Minister of Transport and Communications of Mozambique
- Incumbent
- Assumed office 13 June 2022
- President: Filipe Nyusi
- Prime Minister: Adriano Maleiane
- Preceded by: Janfar Abdulai

Personal details
- Alma mater: University of Sydney Academy of Brno Victoria University

= Mateus Magala =

Mozambican economist, engineer and politician

Mateus Magala is a Mozambican economist, engineer and politician who has served as the Minister of Transport and Communications of Mozambique since June 2022. He had previously served as the Vice President for Corporate Services and Human Resources, of the African Development Bank from September 2018 until his appointment as a cabinet minister.
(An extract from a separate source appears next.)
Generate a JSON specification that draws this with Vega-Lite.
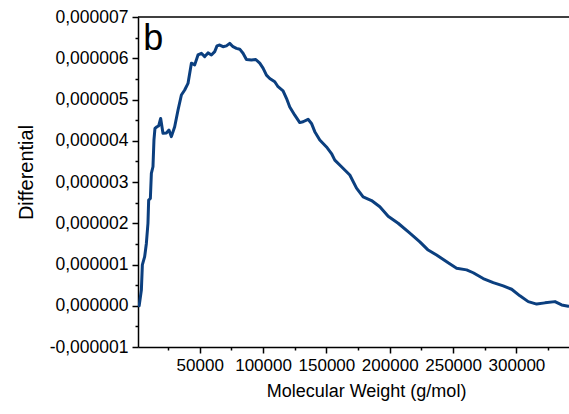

Magala is also a former chairman of Electricidade de Moçambique, the country's electricity distributor.

==Education==
Magala obtained a bachelor's degree and a master's degree in Mechanical Engineering from the Brno Academy in the Czech Republic in 1990. Magala went on to receive a master's degree in Transport Economics and Management in 1997, a Master of Business Administration in 1998 as well as a master's degree in Economics and Econometrics in 2000 from Victoria University.

==Career==
Magala held multiple positions during his time at the African Development Bank from 2008 to 2015. On 25 August 2015, he was appointed President of the Board of Directors of the Electricidade de Moçambique following the dismissal of Gildo Sibumbe by the Council of Ministers.

In August 2018, Magala was appointed vice president for Corporate Services and Human Resources at the African Development Bank. A resolution to release from the presidency of the state electricity company was approved by cabinet in October of the same year.

In June 2022, Magala was appointed as Minister of Transport and Communications by Mozambican president Filipe Nyusi.